Housing Option 2 - Renting A Home

Renting a Home

 

Renting a home may be an attractive choice. Many housing options are available as rentals, and some offer special services and amenities. Rental options include single-family houses, apartments, mobile homes in parks, retirement communities, and apartment complexes specifically designed for adults over 55 years of age. Most rental units are private, although it is possible to pay rent to share a home, or to rent a single room in a home.

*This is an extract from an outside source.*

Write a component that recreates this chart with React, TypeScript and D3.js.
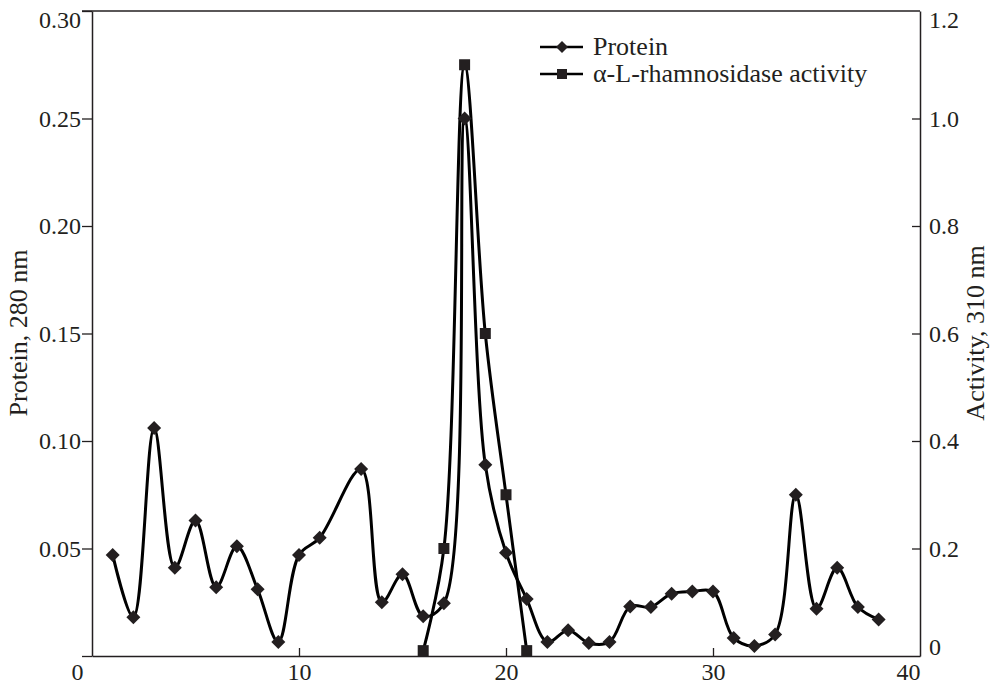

Rental housing may be publicly or privately owned, operated or managed.

  

Benefits

  • A range of housing choices.
  • Freedom from many of the financial and physical responsibilities of being a homeowner.
  • When owners sell their homes prior to renting, they may use the equity to help pay some of their expenses.
  • Some renters may be eligible for either public housing or subsidized housing such as Section 8.
  • Choice of locations

Challenges

  • Less independence for tenants, restrictions on pet ownership, etc.
  • Must rely on others to make necessary repairs and modifications.
  • Landlords may end tenants’ leases before residents want to move.
  • In some communities, suitable or affordable rental units may not be available.

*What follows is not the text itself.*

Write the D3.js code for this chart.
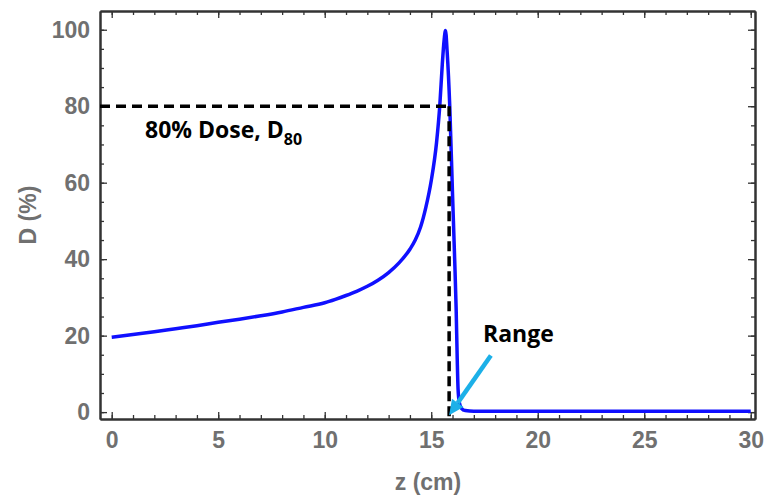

Personal Considerations - Questions to Ask About Rental Housing

  • If physical changes to the unit are needed to make it more accessible, who is responsible for the cost of the modifications?
  • Are pets allowed and is there a pet deposit?
  • If a pet deposit policy is in place, is it refundable if there’s no damage when I move out?
  • Can the landlord object or ask me to move if I receive in-home support services?
  • Am I eligible for any in-home support services through federal, state or local programs?
  • Can I use my long-term care insurance policy to pay for in-home support services?
  • Am I eligible for any state or federal rent subsidy programs?
  • Am I eligible for any state rent rebate programs?

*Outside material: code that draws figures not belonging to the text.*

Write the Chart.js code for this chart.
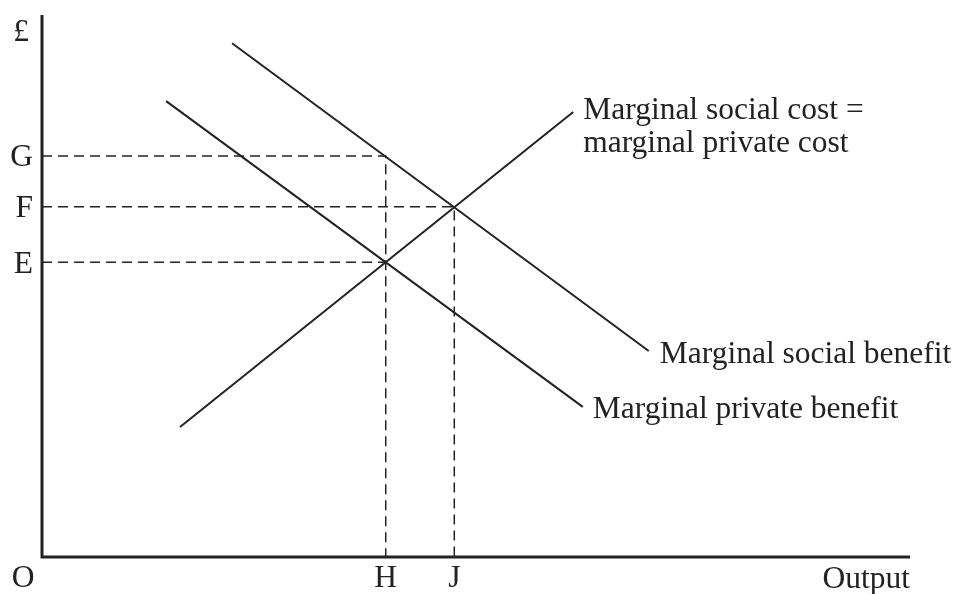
<!DOCTYPE html>
<html>
<head>
<meta charset="utf-8">
<script src="https://cdn.jsdelivr.net/npm/chart.js@4/dist/chart.umd.min.js"></script>
<style>
  html, body { margin: 0; padding: 0; background: #fff; }
  #wrap { width: 960px; height: 594px; position: relative; }
</style>
</head>
<body>
<div id="wrap"><canvas id="c"></canvas></div>
<script>
// ---- Data ----
const priceLabels = ['G', 'F', 'E'];
const priceLevels = [74.0, 64.6, 54.4];
const outputLabels = ['H', 'J'];
const outputLevels = [39.6, 47.5];

const mscX = [15.9, 61.2];
const mscY = [24.0, 82.1];
const msbX = [21.9, 69.9];
const msbY = [94.8, 38.0];
const mpbX = [14.3, 62.3];
const mpbY = [84.1, 27.7];

const curveLabels = [
  ['Marginal social cost =', 'marginal private cost'],
  ['Marginal social benefit'],
  ['Marginal private benefit']
];
const axisLabels = { y: '£', origin: 'O', x: 'Output' };

// ---- Build datasets ----
const ink = '#222';
const pts = (xs, ys) => xs.map((x, i) => ({ x: x, y: ys[i] }));
const [G, F, E] = priceLevels;
const [H, J] = outputLevels;

const solid = (data) => ({
  data, showLine: true, borderColor: ink, borderWidth: 2,
  pointRadius: 0, clip: false, tension: 0
});
const dashed = (data) => ({
  data, showLine: true, borderColor: ink, borderWidth: 1.5,
  borderDash: [10, 6], pointRadius: 0, clip: false, tension: 0
});

const datasets = [
  dashed([{ x: 0, y: G }, { x: H, y: G }, { x: H, y: 0 }]),
  dashed([{ x: 0, y: F }, { x: J, y: F }, { x: J, y: 0 }]),
  dashed([{ x: 0, y: E }, { x: H, y: E }]),
  solid(pts(mscX, mscY)),
  solid(pts(msbX, msbY)),
  solid(pts(mpbX, mpbY)),
  { data: [{ x: 0, y: 100 }, { x: 0, y: 0 }, { x: 100, y: 0 }], showLine: true,
    borderColor: ink, borderWidth: 3, borderJoinStyle: 'miter', borderCapStyle: 'butt',
    pointRadius: 0, clip: false, tension: 0 }
];

const FONT = '31.5px "Liberation Serif", "Times New Roman", serif';

const textPlugin = {
  id: 'texts',
  afterDatasetsDraw(chart) {
    const ctx = chart.ctx;
    const xs = chart.scales.x, ys = chart.scales.y;
    ctx.save();
    ctx.fillStyle = ink;
    ctx.font = FONT;
    ctx.textBaseline = 'alphabetic';
    const left = xs.getPixelForValue(0);
    const bottom = ys.getPixelForValue(0);
    const top = ys.getPixelForValue(100);

    // price levels
    ctx.textAlign = 'right';
    priceLabels.forEach((l, i) => {
      ctx.fillText(l, left - 9, ys.getPixelForValue(priceLevels[i]) + 10.5);
    });
    // £
    ctx.textAlign = 'center';
    ctx.fillText(axisLabels.y, left - 21, top + 26);
    // origin
    ctx.fillText(axisLabels.origin, left - 19, bottom + 30);
    // output levels
    outputLabels.forEach((l, i) => {
      ctx.fillText(l, xs.getPixelForValue(outputLevels[i]), bottom + 30);
    });
    // Output
    ctx.textAlign = 'right';
    ctx.fillText(axisLabels.x, xs.getPixelForValue(100), bottom + 31);

    // curve labels
    ctx.textAlign = 'left';
    const ends = [
      [mscX[1], mscY[1], 10, 7],
      [msbX[1], msbY[1], 11, 12],
      [mpbX[1], mpbY[1], 10, 11]
    ];
    curveLabels.forEach((lines, i) => {
      const [vx, vy, dx, dy] = ends[i];
      const px = xs.getPixelForValue(vx) + dx;
      const py = ys.getPixelForValue(vy) + dy;
      lines.forEach((t, k) => ctx.fillText(t, px, py + k * 32.5));
    });
    ctx.restore();
  }
};

new Chart(document.getElementById('c'), {
  type: 'scatter',
  data: { datasets },
  options: {
    responsive: true,
    maintainAspectRatio: false,
    animation: false,
    events: [],
    layout: { padding: { left: 42, right: 50, top: 15, bottom: 37 } },
    plugins: { legend: { display: false }, tooltip: { enabled: false } },
    scales: {
      x: { type: 'linear', min: 0, max: 100, display: false },
      y: { type: 'linear', min: 0, max: 100, display: false }
    }
  },
  plugins: [textPlugin]
});
</script>
</body>
</html>
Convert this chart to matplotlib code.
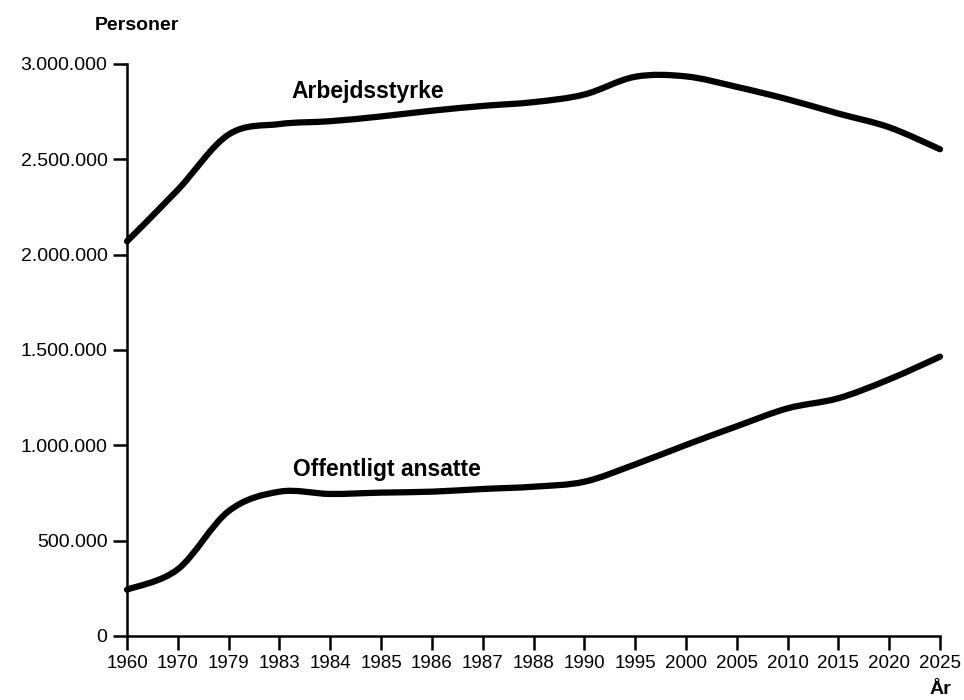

 Key Legal Issues to Consider

  • The renter’s rights and responsibilities under state landlord/tenant laws and under the federal Fair Housing Act.
  • The landlord’s duties and obligations under state landlord/tenant laws and under the federal Fair Housing Act.
  • The frequency with which the landlord can raise the rent.
  • The options if the new amount is unaffordable.
  • The question of whether or not a landlord can ask to see medical records before renting a unit.